### Given data
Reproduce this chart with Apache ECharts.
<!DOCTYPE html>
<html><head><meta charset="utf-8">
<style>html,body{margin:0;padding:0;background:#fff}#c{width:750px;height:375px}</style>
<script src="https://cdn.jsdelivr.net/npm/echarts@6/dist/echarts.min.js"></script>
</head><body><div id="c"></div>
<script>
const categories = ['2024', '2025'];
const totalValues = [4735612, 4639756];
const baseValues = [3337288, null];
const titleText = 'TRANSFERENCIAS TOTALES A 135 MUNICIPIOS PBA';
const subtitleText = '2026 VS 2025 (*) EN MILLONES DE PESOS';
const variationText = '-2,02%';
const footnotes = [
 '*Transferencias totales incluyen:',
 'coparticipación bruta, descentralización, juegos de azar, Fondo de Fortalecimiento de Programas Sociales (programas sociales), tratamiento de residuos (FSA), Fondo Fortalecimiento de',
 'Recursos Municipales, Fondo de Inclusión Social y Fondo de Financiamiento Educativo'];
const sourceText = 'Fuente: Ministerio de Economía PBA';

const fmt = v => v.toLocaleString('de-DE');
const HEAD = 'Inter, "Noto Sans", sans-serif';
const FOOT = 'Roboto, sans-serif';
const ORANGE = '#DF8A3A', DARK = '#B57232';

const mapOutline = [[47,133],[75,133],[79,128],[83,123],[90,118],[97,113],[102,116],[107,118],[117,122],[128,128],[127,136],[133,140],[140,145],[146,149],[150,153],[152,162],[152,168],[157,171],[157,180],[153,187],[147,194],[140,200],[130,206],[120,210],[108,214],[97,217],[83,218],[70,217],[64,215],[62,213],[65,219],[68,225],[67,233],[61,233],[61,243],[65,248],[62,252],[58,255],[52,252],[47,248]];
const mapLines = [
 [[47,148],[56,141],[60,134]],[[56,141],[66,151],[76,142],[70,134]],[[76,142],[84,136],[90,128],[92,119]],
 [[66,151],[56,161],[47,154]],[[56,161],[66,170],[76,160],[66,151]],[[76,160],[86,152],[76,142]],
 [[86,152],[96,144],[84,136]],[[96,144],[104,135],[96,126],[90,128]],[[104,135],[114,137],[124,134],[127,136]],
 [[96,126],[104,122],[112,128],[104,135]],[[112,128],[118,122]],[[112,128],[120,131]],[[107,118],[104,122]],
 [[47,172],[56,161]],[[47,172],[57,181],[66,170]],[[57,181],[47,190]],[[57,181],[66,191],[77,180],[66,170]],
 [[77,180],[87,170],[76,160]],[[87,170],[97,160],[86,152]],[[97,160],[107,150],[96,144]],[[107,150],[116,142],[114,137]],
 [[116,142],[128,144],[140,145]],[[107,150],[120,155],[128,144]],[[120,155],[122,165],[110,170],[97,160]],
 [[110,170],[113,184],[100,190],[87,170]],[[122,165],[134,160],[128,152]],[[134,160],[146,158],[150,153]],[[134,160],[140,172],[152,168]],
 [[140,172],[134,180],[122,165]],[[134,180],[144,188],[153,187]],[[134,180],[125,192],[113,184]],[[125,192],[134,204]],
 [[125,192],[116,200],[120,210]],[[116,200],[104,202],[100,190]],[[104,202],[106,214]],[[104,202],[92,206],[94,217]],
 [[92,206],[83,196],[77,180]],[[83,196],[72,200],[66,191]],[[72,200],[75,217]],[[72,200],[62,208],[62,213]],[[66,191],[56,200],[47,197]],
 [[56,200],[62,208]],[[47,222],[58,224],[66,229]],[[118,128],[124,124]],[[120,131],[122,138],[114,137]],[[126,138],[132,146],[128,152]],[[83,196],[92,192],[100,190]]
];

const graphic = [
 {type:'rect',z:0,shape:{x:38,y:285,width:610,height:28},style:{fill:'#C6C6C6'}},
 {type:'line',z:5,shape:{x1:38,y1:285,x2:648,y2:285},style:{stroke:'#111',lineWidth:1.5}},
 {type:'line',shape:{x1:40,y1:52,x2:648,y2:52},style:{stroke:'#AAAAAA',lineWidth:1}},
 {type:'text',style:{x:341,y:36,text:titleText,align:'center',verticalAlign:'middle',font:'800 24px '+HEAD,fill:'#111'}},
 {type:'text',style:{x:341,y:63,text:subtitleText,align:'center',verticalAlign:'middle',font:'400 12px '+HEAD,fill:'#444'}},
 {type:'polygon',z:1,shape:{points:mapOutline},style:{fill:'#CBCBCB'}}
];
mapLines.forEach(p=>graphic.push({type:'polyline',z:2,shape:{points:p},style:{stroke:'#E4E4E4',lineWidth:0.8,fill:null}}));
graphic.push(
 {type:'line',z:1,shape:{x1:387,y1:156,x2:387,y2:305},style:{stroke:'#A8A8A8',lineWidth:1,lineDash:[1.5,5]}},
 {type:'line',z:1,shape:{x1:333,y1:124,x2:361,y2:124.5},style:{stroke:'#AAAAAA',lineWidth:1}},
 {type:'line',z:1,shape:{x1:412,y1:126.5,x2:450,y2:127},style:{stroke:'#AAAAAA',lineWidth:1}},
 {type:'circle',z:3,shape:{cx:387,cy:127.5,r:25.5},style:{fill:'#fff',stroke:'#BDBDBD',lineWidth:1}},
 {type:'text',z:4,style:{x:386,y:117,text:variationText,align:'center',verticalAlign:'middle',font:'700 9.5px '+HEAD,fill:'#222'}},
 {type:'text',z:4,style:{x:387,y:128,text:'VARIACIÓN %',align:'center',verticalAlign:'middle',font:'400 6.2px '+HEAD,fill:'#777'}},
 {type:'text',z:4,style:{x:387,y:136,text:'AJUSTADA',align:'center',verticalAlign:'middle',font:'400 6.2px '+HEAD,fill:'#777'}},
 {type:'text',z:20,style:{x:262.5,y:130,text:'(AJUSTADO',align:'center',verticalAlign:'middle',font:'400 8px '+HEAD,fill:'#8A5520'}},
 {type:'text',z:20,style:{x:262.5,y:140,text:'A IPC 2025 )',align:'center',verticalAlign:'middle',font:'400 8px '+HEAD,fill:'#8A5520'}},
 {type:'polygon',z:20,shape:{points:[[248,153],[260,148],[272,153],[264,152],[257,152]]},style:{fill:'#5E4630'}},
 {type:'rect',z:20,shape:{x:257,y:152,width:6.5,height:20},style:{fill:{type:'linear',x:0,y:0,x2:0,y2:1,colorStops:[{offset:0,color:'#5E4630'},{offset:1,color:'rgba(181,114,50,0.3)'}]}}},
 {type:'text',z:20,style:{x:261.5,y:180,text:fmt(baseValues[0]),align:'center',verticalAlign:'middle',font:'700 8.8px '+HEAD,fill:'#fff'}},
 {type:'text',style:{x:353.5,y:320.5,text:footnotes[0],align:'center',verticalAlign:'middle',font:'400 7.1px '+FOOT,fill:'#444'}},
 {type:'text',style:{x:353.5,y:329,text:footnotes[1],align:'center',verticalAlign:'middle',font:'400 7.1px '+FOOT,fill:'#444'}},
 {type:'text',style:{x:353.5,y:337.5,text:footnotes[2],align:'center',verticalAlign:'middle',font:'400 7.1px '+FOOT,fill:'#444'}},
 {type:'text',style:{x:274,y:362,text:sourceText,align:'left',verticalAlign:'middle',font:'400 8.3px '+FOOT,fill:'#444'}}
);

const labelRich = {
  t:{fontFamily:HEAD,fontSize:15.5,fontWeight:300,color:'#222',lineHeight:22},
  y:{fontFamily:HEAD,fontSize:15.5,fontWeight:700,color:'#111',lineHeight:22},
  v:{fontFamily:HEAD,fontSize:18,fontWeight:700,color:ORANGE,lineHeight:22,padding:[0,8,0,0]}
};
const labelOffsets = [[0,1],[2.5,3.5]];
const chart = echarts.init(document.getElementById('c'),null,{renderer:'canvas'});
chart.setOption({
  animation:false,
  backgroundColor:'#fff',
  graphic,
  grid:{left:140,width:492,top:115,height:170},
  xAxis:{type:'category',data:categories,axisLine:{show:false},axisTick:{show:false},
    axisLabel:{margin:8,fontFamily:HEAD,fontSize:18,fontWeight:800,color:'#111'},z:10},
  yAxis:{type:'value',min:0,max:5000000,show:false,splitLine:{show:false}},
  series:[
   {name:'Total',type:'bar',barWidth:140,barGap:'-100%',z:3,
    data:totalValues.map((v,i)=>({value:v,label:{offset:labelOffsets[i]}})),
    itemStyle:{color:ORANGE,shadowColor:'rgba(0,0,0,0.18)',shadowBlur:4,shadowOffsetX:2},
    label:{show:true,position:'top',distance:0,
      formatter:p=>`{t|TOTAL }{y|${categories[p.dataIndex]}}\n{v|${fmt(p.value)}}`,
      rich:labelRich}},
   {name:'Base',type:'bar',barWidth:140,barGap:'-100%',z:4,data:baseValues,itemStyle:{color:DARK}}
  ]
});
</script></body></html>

### Description of the task
Copy out the listing above, line by line and exactly, from its first line to the line holding "const ORANGE = '#DF8A3A', DARK = '#B57232';", inclusive.

### Result of the exercise
Reproduce this chart with Apache ECharts.
<!DOCTYPE html>
<html><head><meta charset="utf-8">
<style>html,body{margin:0;padding:0;background:#fff}#c{width:750px;height:375px}</style>
<script src="https://cdn.jsdelivr.net/npm/echarts@6/dist/echarts.min.js"></script>
</head><body><div id="c"></div>
<script>
const categories = ['2024', '2025'];
const totalValues = [4735612, 4639756];
const baseValues = [3337288, null];
const titleText = 'TRANSFERENCIAS TOTALES A 135 MUNICIPIOS PBA';
const subtitleText = '2026 VS 2025 (*) EN MILLONES DE PESOS';
const variationText = '-2,02%';
const footnotes = [
 '*Transferencias totales incluyen:',
 'coparticipación bruta, descentralización, juegos de azar, Fondo de Fortalecimiento de Programas Sociales (programas sociales), tratamiento de residuos (FSA), Fondo Fortalecimiento de',
 'Recursos Municipales, Fondo de Inclusión Social y Fondo de Financiamiento Educativo'];
const sourceText = 'Fuente: Ministerio de Economía PBA';

const fmt = v => v.toLocaleString('de-DE');
const HEAD = 'Inter, "Noto Sans", sans-serif';
const FOOT = 'Roboto, sans-serif';
const ORANGE = '#DF8A3A', DARK = '#B57232';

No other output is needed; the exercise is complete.